Gravity, that’s the “secret sauce” here. When inclined screens process high-volume mineral loads, the loose aggregate arcs upwards, then it angles outward and back down to the screening deck. Without that inclination angle, without the aid of gravity, the arc path would be thinner, not as granularly spread. Mounted on coil springs and pushed by an unbalanced flywheel, this equipment pretty much relies on Newtonian physics.

Exploring Inclined Vibrating Screen Stroke Mechanics

To be fair, gravity isn’t in charge of the whole screening stroke. There are at least three equipment-based design elements in the mix, too. Switching to an orthogonal view, it’s easier to separate the various stages. An adjustable screen angle creates a planar slope. With the screen apertures covering this sloped panel, a vibrating mechanism begins the stroke. As mineral streams topple down the slope, the eccentrically shaped flywheel mechanism imparts a series of “kicks,” which cause the in-process particles to become airborne. Arcing up and then downward, there’s generally a greater degree of area coverage fostered as the frame inclination angle increases. It’s up to the equipment maintenance workers and aggregate processing managers to decide on an effective stream processing angle. Broadly speaking, the slope angle will vary between 15 and 30 degrees.

Regarding Coarse and Fine Separation Principles

There’s another law of physics that activates as soon as the flywheel triggers a frame kick. As soon as the grains become airborne, their mass also affects the way in which they’ll arc and drop back onto the screen. This is an exploitable effect. Using two, perhaps as many as four decks, fine and coarse mixes are screened and separated. The motor and flywheel turn their shafts, counterweights, and flywheels. Elsewhere, the spring force anchors the equipment and compensates for the heavy vibratory energies. Multiple stroke energies are now released as the differently sized and weighted particles bounce. Their paths, if they could be slowed down enough, would describe larger and smaller circles and ovoids, which aid in the coarse to fine material division action.

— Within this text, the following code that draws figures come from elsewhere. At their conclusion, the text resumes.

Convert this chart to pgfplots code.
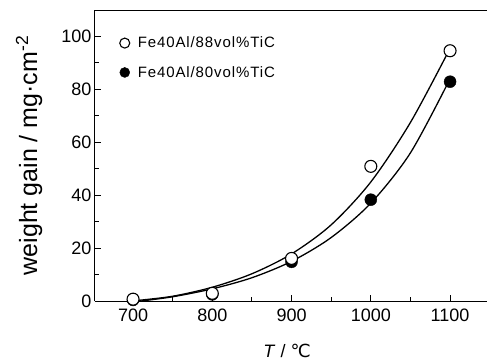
\documentclass[border=0pt]{standalone}
\usepackage{fontspec}
\setmainfont{Liberation Sans}
\newfontfamily\dejavu{DejaVu Sans}
\usepackage{pgfplots}
\pgfplotsset{compat=1.18}
\begin{document}
\begin{tikzpicture}
\useasboundingbox (-95pt,-59pt) rectangle (392pt,301pt);
\begin{axis}[
  at={(0pt,0pt)}, anchor=south west,
  scale only axis, width=392pt, height=291pt,
  xmin=652, xmax=1146.6, ymin=0, ymax=110,
  axis x line=box, axis y line=left,
  axis line style={-, line width=1pt},
  xtick={700,800,900,1000,1100},
  ytick={0,20,40,60,80,100},
  minor x tick num=1, minor y tick num=1,
  tick align=inside, xtick pos=bottom, ytick pos=left,
  major tick length=6pt, minor tick length=4pt,
  tick style={line width=0.9pt, black},
  /pgf/number format/assume math mode=true,
  /pgf/number format/1000 sep={},
  ticklabel style={font=\fontsize{18}{20}\selectfont},
  xticklabel style={yshift=-4pt},
  every axis y label/.style={at={(axis description cs:-0.168,0.5)}, rotate=90, anchor=center, font=\fontsize{25}{28}\selectfont},
  every axis x label/.style={at={(axis description cs:0.49,-0.17)}, anchor=center, font=\fontsize{18}{20}\selectfont},
  ylabel={weight gain / mg·cm\textsuperscript{-2}},
  xlabel={\textit{T} / {\dejavu ℃}},
  legend style={draw=none, fill=none, at={(axis description cs:0.055,0.922)}, anchor=north west, font=\fontsize{15}{17}\selectfont\addfontfeature{LetterSpace=6}, row sep=13pt, /tikz/every odd column/.append style={column sep=6pt}},
  legend cell align=left,
  legend image post style={mark size=5pt},
  reverse legend,
]
\addplot[black, line width=1.3pt, smooth, forget plot] coordinates {
(705,0.2) (750,1.8) (800,5.2) (850,10.3) (900,17.8) (950,28.8) (1000,45) (1050,67.5) (1100,95.5)};
\addplot[black, line width=1.3pt, smooth, forget plot] coordinates {
(710,0) (750,1.6) (800,4.6) (850,8.8) (900,15) (950,24) (1000,37) (1050,56) (1100,84)};
\addplot[only marks, mark=*, mark size=6pt, black] coordinates {
(700,0.4) (800,2.5) (900,14.8) (1000,38.3) (1100,82.9)};
\addlegendentry{Fe40Al/80vol\%TiC}
\addplot[only marks, mark=*, mark size=6pt, mark options={fill=white, draw=black, line width=1.1pt}] coordinates {
(700,0.7) (800,2.9) (900,16.1) (1000,50.9) (1100,94.6)};
\addlegendentry{Fe40Al/88vol\%TiC}
\end{axis}
\end{tikzpicture}
\end{document}
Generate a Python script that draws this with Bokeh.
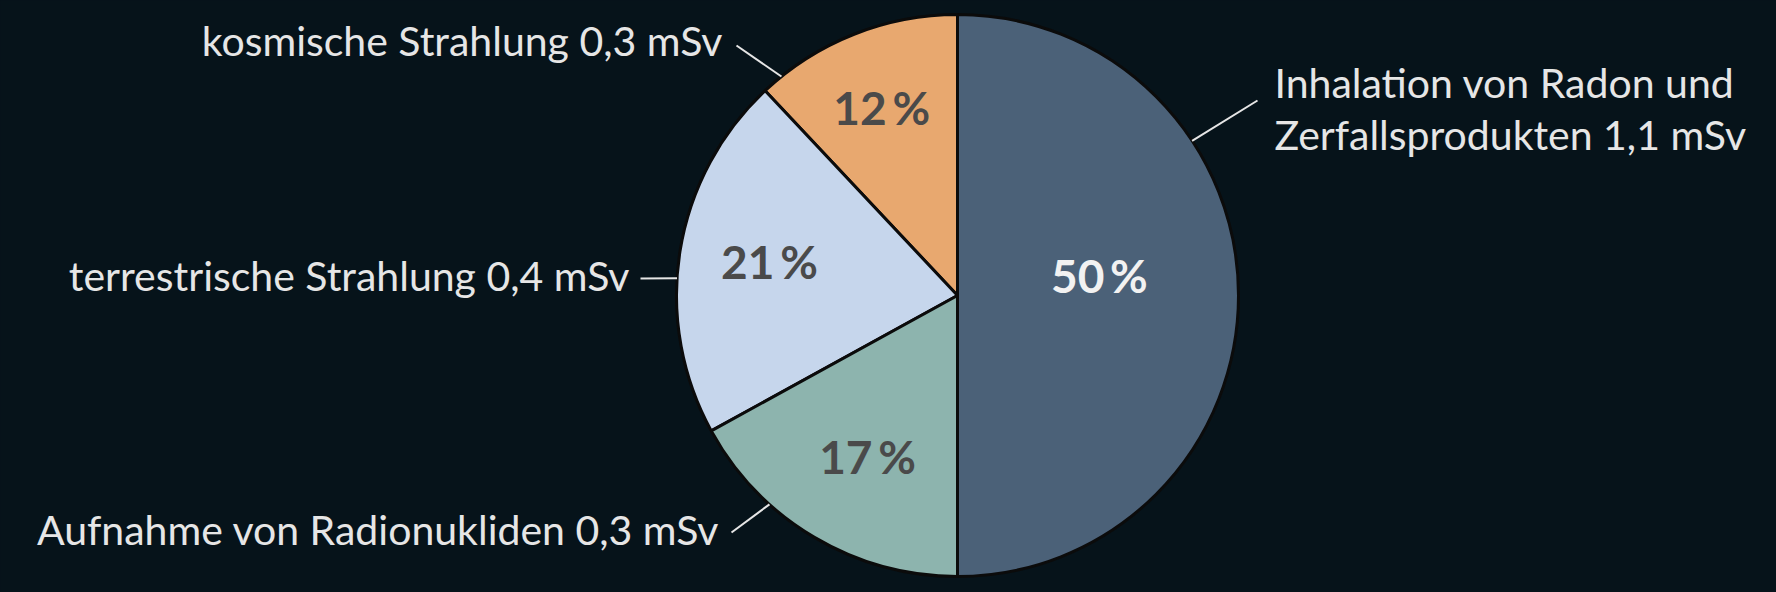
import math

from bokeh.core.properties import value
from bokeh.embed import file_html
from bokeh.models import ColumnDataSource, Range1d
from bokeh.plotting import figure
from bokeh.resources import INLINE

# Data (slices go anticlockwise starting at the bottom of the pie)
labels = ["Inhalation von Radon und\nZerfallsprodukten 1,1 mSv",
          "kosmische Strahlung 0,3 mSv",
          "terrestrische Strahlung 0,4 mSv",
          "Aufnahme von Radionukliden 0,3 mSv"]
percents = [50, 12, 21, 17]
colors = ["#4b6178", "#e8a86f", "#c6d6ec", "#8db4ae"]
pct_colors = ["#f2f2f2", "#4a4a4a", "#4a4a4a", "#4a4a4a"]

BG = "#06131a"
W, H = 1776, 592
CX, CY, R = 957, 297, 281
FONT = "Lato"

# layout of the percent labels (radius factor, angle nudge in degrees)
pct_r = [0.51, 0.72, 0.68, 0.656]
pct_nudge = [8, 0.4, -1.3, 1.4]

# leader lines: angle on the rim, outer end point (x, y in plot pixels)
lead_ang = [33.4, 128.8, 176.5, 228.0]
lead_end = [(1257, 492), (736, 547), (640, 314), (731, 60)]
# label anchors
lab_pos = [(1274, 484), (722, 552), (629, 317), (719, 63)]
lab_align = ["left", "right", "right", "right"]

start = []
end = []
a = -90.0
for pc in percents:
    start.append(math.radians(a))
    a += pc * 3.6
    end.append(math.radians(a))

src = ColumnDataSource(data=dict(start=start, end=end, color=colors))

p = figure(width=W, height=H, x_range=Range1d(0, W), y_range=Range1d(0, H),
           output_backend="svg", toolbar_location=None, tools="",
           background_fill_color=BG, border_fill_color=BG, min_border=0)
p.axis.visible = False
p.grid.visible = False
p.outline_line_color = None

p.wedge(x=CX, y=CY, radius=R, start_angle="start", end_angle="end",
        fill_color="color", line_color="#0b0b0b", line_width=3, source=src)

# percent labels
px, py, ptxt = [], [], []
for i, pc in enumerate(percents):
    mid = (start[i] + end[i]) / 2 + math.radians(pct_nudge[i])
    px.append(CX + pct_r[i] * R * math.cos(mid))
    py.append(CY + pct_r[i] * R * math.sin(mid))
    ptxt.append(f"{pc}\u2009%")
p.text(x=px, y=py, text=ptxt, text_color=pct_colors, text_font=value(FONT),
       text_font_style="bold", text_font_size="46px",
       text_align="center", text_baseline="middle")

# leader lines
for i in range(len(labels)):
    ang = math.radians(lead_ang[i])
    x0 = CX + R * math.cos(ang)
    y0 = CY + R * math.sin(ang)
    p.line([x0, lead_end[i][0]], [y0, lead_end[i][1]], line_color="#e6e6e6", line_width=2)

# category labels
for i, lab in enumerate(labels):
    p.text(x=[lab_pos[i][0]], y=[lab_pos[i][1]], text=[lab], text_color="#e6e6e6",
           text_font=value(FONT), text_font_size="41px", text_align=lab_align[i],
           text_baseline="middle", text_line_height=1.08)

html = file_html(p, INLINE)
css = "<style>html,body{margin:0;padding:0;background:%s;overflow:hidden}</style>" % BG
html = html.replace("</head>", css + "</head>", 1)
open("out.html", "w").write(html)
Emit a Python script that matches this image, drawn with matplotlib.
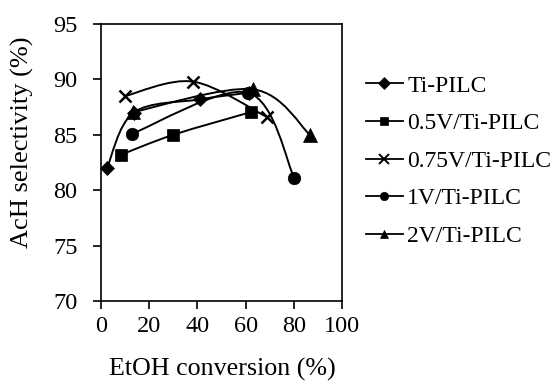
import numpy as np
import matplotlib
matplotlib.use("Agg")
from matplotlib import pyplot as plt
from matplotlib.path import Path
from matplotlib.patches import PathPatch
from matplotlib.lines import Line2D

plt.rcParams["font.family"] = ["Liberation Serif", "DejaVu Serif"]

# data
labels = ["Ti-PILC", "0.5V/Ti-PILC", "0.75V/Ti-PILC", "1V/Ti-PILC", "2V/Ti-PILC"]
ti_x = [2.5, 13.5, 41.0, 61.5]
ti_y = [82.0, 87.0, 88.2, 88.8]
v05_x = [8.3, 30.0, 62.2]
v05_y = [83.2, 85.0, 87.05]
v075_x = [10.0, 38.2, 68.9]
v075_y = [88.5, 89.8, 86.6]
v1_x = [12.9, 61.0, 80.2]
v1_y = [85.1, 88.8, 81.1]
v2_x = [13.3, 63.2, 86.7]
v2_y = [87.05, 89.1, 85.0]

x_ticks = [0, 20, 40, 60, 80, 100]
y_ticks = [70, 75, 80, 85, 90, 95]

series = [
    (ti_x, ti_y, "D", 7),
    (v05_x, v05_y, "s", 9),
    (v075_x, v075_y, "x", 8.5),
    (v1_x, v1_y, "o", 9),
    (v2_x, v2_y, "^", 9.5),
]


def smooth_line(ax, xs, ys, lw=1.4):
    # excel style smoothed line: catmull-rom bezier computed in screen space
    pts = ax.transData.transform(np.column_stack([xs, ys]))
    n = len(pts)
    verts = [pts[0]]
    codes = [Path.MOVETO]
    for i in range(n - 1):
        p0 = pts[max(i - 1, 0)]
        p1 = pts[i]
        p2 = pts[i + 1]
        p3 = pts[min(i + 2, n - 1)]
        c1 = p1 + (p2 - p0) / 6.0
        c2 = p2 - (p3 - p1) / 6.0
        verts += [c1, c2, p2]
        codes += [Path.CURVE4] * 3
    inv = ax.transData.inverted()
    verts = inv.transform(np.array(verts))
    patch = PathPatch(Path(verts, codes), fill=False, lw=lw, edgecolor="black",
                      transform=ax.transData, zorder=2, clip_on=False)
    ax.add_patch(patch)


fig = plt.figure(figsize=(5.58, 3.82), dpi=100)
ax = fig.add_axes([101 / 558, 1 - 301 / 382, 241 / 558, 277 / 382])
ax.set_xlim(0, 100)
ax.set_ylim(70, 95)

for xs, ys, m, ms in series:
    smooth_line(ax, xs, ys)
    ax.plot(xs, ys, linestyle="none", marker=m, markersize=ms, color="black",
            markeredgewidth=1.8 if m == "x" else 0.5, zorder=3, clip_on=False)

ax.set_xticks(x_ticks)
ax.set_yticks(y_ticks)
ax.tick_params(direction="out", length=6, width=1.2, labelsize=17.5, colors="black")
ax.tick_params(axis="x", pad=5)
ax.tick_params(axis="y", pad=11)
for s in ax.spines.values():
    s.set_linewidth(1.2)

fig.text(222 / 558, 1 - 369 / 382, "EtOH conversion (%)", fontsize=18.7,
         ha="center", va="center")
fig.text(22 / 558, 1 - 142 / 382, "AcH selectivity (%)", fontsize=19,
         ha="center", va="center", rotation=90)

handles = [Line2D([0], [0], color="black", lw=1.3, marker=m,
                  markersize=6 if m != "x" else 6.5, markeredgewidth=1.4 if m == "x" else 0.5)
           for _, _, m, _ in series]
fig.legend(handles, labels, loc="center left", bbox_to_anchor=(366 / 558, 1 - 161 / 382),
           frameon=False, fontsize=17, handlelength=1.55, handletextpad=0.2,
           labelspacing=0.68, borderpad=0, borderaxespad=0)

fig.savefig("out.png", dpi=100)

There are probably only two constants working away during the screening stroke. The springs absorb the same amount of energy while gravity works predictably on the airborne grains to create their tiny flight paths. Then, coming down at an angle that helps to eliminate pegging and clogging problems, the differently sized particles become more sortable and screen-friendly. They drop down a deck and find their own level, according to the energy imparted by a nearby electric motor and its array of elliptically configured flywheels and counterweights. At the end of the day, the principles in charge here have everything to do with gravity and circular motion, as provided by a frequency-controlled frame oscillation mechanism.